◆ Supplied information ◆

****

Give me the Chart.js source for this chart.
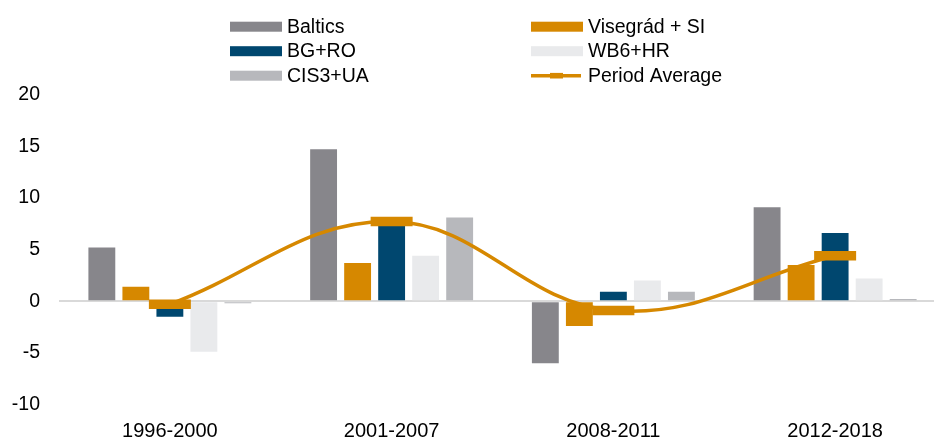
<!DOCTYPE html>
<html>
<head>
    <title>Growth by region and period</title>
    <script src="https://cdn.jsdelivr.net/npm/chart.js"></script>
    <style>
        html, body { margin: 0; padding: 0; overflow: hidden; background: #fff; }
        #wrap { width: 946px; height: 439px; position: relative; }
    </style>
</head>
<body>
    <div id="wrap"><canvas id="growthChart"></canvas></div>

    <script>
    const periods = ['1996-2000', '2001-2007', '2008-2011', '2012-2018'];
    const baltics = [5.2, 14.7, -6.0, 9.1];
    const visegrad = [1.4, 3.7, -2.4, 3.5];
    const bgRo = [-1.5, 7.4, 0.9, 6.6];
    const wb6Hr = [-4.9, 4.4, 2.0, 2.2];
    const cis3Ua = [-0.2, 8.1, 0.9, 0.2];
    const periodAverage = [-0.3, 7.7, -0.9, 4.4];
    const yTicks = [-10, -5, 0, 5, 10, 15, 20];

    const ORANGE = '#D68800';
    const FONT = '"Liberation Sans", Arial, sans-serif';

    // legend in two columns, like the original
    const legendPlugin = {
        id: 'twoColLegend',
        afterDraw(chart) {
            const ctx = chart.ctx;
            const cols = [230, 531];
            const rows = [26.7, 51.2, 75.7];
            ctx.save();
            ctx.font = '19.5px ' + FONT;
            ctx.textBaseline = 'middle';
            chart.data.datasets.forEach((ds, i) => {
                const x = cols[i % 2];
                const y = rows[Math.floor(i / 2)];
                if (ds.type === 'line') {
                    ctx.strokeStyle = ds.borderColor;
                    ctx.lineWidth = 3.5;
                    ctx.beginPath();
                    ctx.moveTo(x, y);
                    ctx.lineTo(x + 50, y);
                    ctx.stroke();
                    ctx.fillStyle = ds.borderColor;
                    ctx.fillRect(x + 19, y - 2.8, 13, 5.6);
                } else {
                    ctx.fillStyle = ds.backgroundColor;
                    ctx.fillRect(x, y - 5, 52, 10);
                }
                ctx.fillStyle = '#000';
                ctx.fillText(ds.label, x + 57, y + 0.5);
            });
            ctx.restore();
        }
    };

    const ctx = document.getElementById('growthChart').getContext('2d');
    new Chart(ctx, {
        type: 'bar',
        data: {
            labels: periods,
            datasets: [
                { label: 'Baltics', data: baltics, backgroundColor: '#87868B' },
                { label: 'Visegrád + SI', data: visegrad, backgroundColor: ORANGE },
                { label: 'BG+RO', data: bgRo, backgroundColor: '#00476F' },
                { label: 'WB6+HR', data: wb6Hr, backgroundColor: '#E9EAEC' },
                { label: 'CIS3+UA', data: cis3Ua, backgroundColor: '#B7B8BC' },
                {
                    type: 'line',
                    label: 'Period Average',
                    data: periodAverage,
                    borderColor: ORANGE,
                    borderWidth: 3.5,
                    tension: 0.4,
                    fill: false,
                    pointStyle: 'line',
                    pointRadius: 21,
                    pointHoverRadius: 21,
                    pointBorderWidth: 9.5,
                    pointBackgroundColor: ORANGE,
                    pointBorderColor: ORANGE,
                    order: -1
                }
            ]
        },
        options: {
            responsive: true,
            maintainAspectRatio: false,
            animation: false,
            categoryPercentage: 0.767,
            barPercentage: 0.79,
            layout: { autoPadding: false, padding: { top: 94.5, left: 0, right: 0, bottom: 0 } },
            plugins: {
                legend: { display: false },
                tooltip: { enabled: false }
            },
            scales: {
                x: {
                    grid: { display: false },
                    border: { display: false },
                    ticks: { color: '#000', font: { family: FONT, size: 20 }, padding: 7, maxRotation: 0 },
                    afterFit: s => {
                        s.height = 34.5;
                        s.paddingLeft = 0;
                        s.paddingRight = 0;
                    }
                },
                y: {
                    min: -10,
                    max: 20,
                    afterBuildTicks: s => { s.ticks = yTicks.map(v => ({ value: v })); },
                    grid: {
                        drawTicks: false,
                        color: c => c.tick && c.tick.value === 0 ? '#D9D9D9' : 'rgba(0,0,0,0)',
                        lineWidth: 2
                    },
                    border: { display: false },
                    ticks: { color: '#000', font: { family: FONT, size: 19.5 }, padding: 19 },
                    afterFit: s => { s.width = 59; }
                }
            }
        },
        plugins: [legendPlugin]
    });
    </script>
</body>
</html>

****

Set every line down exactly as written, leaving each picture out.

Give me the Chart.js source for this chart.
<!DOCTYPE html>
<html>
<head>
    <title>Growth by region and period</title>
    <script src="https://cdn.jsdelivr.net/npm/chart.js"></script>
    <style>
        html, body { margin: 0; padding: 0; overflow: hidden; background: #fff; }
        #wrap { width: 946px; height: 439px; position: relative; }
    </style>
</head>
<body>
    <div id="wrap"><canvas id="growthChart"></canvas></div>

    <script>
    const periods = ['1996-2000', '2001-2007', '2008-2011', '2012-2018'];
    const baltics = [5.2, 14.7, -6.0, 9.1];
    const visegrad = [1.4, 3.7, -2.4, 3.5];
    const bgRo = [-1.5, 7.4, 0.9, 6.6];
    const wb6Hr = [-4.9, 4.4, 2.0, 2.2];
    const cis3Ua = [-0.2, 8.1, 0.9, 0.2];
    const periodAverage = [-0.3, 7.7, -0.9, 4.4];
    const yTicks = [-10, -5, 0, 5, 10, 15, 20];

    const ORANGE = '#D68800';
    const FONT = '"Liberation Sans", Arial, sans-serif';

    // legend in two columns, like the original
    const legendPlugin = {
        id: 'twoColLegend',
        afterDraw(chart) {
            const ctx = chart.ctx;
            const cols = [230, 531];
            const rows = [26.7, 51.2, 75.7];
            ctx.save();
            ctx.font = '19.5px ' + FONT;
            ctx.textBaseline = 'middle';
            chart.data.datasets.forEach((ds, i) => {
                const x = cols[i % 2];
                const y = rows[Math.floor(i / 2)];
                if (ds.type === 'line') {
                    ctx.strokeStyle = ds.borderColor;
                    ctx.lineWidth = 3.5;
                    ctx.beginPath();
                    ctx.moveTo(x, y);
                    ctx.lineTo(x + 50, y);
                    ctx.stroke();
                    ctx.fillStyle = ds.borderColor;
                    ctx.fillRect(x + 19, y - 2.8, 13, 5.6);
                } else {
                    ctx.fillStyle = ds.backgroundColor;
                    ctx.fillRect(x, y - 5, 52, 10);
                }
                ctx.fillStyle = '#000';
                ctx.fillText(ds.label, x + 57, y + 0.5);
            });
            ctx.restore();
        }
    };

    const ctx = document.getElementById('growthChart').getContext('2d');
    new Chart(ctx, {
        type: 'bar',
        data: {
            labels: periods,
            datasets: [
                { label: 'Baltics', data: baltics, backgroundColor: '#87868B' },
                { label: 'Visegrád + SI', data: visegrad, backgroundColor: ORANGE },
                { label: 'BG+RO', data: bgRo, backgroundColor: '#00476F' },
                { label: 'WB6+HR', data: wb6Hr, backgroundColor: '#E9EAEC' },
                { label: 'CIS3+UA', data: cis3Ua, backgroundColor: '#B7B8BC' },
                {
                    type: 'line',
                    label: 'Period Average',
                    data: periodAverage,
                    borderColor: ORANGE,
                    borderWidth: 3.5,
                    tension: 0.4,
                    fill: false,
                    pointStyle: 'line',
                    pointRadius: 21,
                    pointHoverRadius: 21,
                    pointBorderWidth: 9.5,
                    pointBackgroundColor: ORANGE,
                    pointBorderColor: ORANGE,
                    order: -1
                }
            ]
        },
        options: {
            responsive: true,
            maintainAspectRatio: false,
            animation: false,
            categoryPercentage: 0.767,
            barPercentage: 0.79,
            layout: { autoPadding: false, padding: { top: 94.5, left: 0, right: 0, bottom: 0 } },
            plugins: {
                legend: { display: false },
                tooltip: { enabled: false }
            },
            scales: {
                x: {
                    grid: { display: false },
                    border: { display: false },
                    ticks: { color: '#000', font: { family: FONT, size: 20 }, padding: 7, maxRotation: 0 },
                    afterFit: s => {
                        s.height = 34.5;
                        s.paddingLeft = 0;
                        s.paddingRight = 0;
                    }
                },
                y: {
                    min: -10,
                    max: 20,
                    afterBuildTicks: s => { s.ticks = yTicks.map(v => ({ value: v })); },
                    grid: {
                        drawTicks: false,
                        color: c => c.tick && c.tick.value === 0 ? '#D9D9D9' : 'rgba(0,0,0,0)',
                        lineWidth: 2
                    },
                    border: { display: false },
                    ticks: { color: '#000', font: { family: FONT, size: 19.5 }, padding: 19 },
                    afterFit: s => { s.width = 59; }
                }
            }
        },
        plugins: [legendPlugin]
    });
    </script>
</body>
</html>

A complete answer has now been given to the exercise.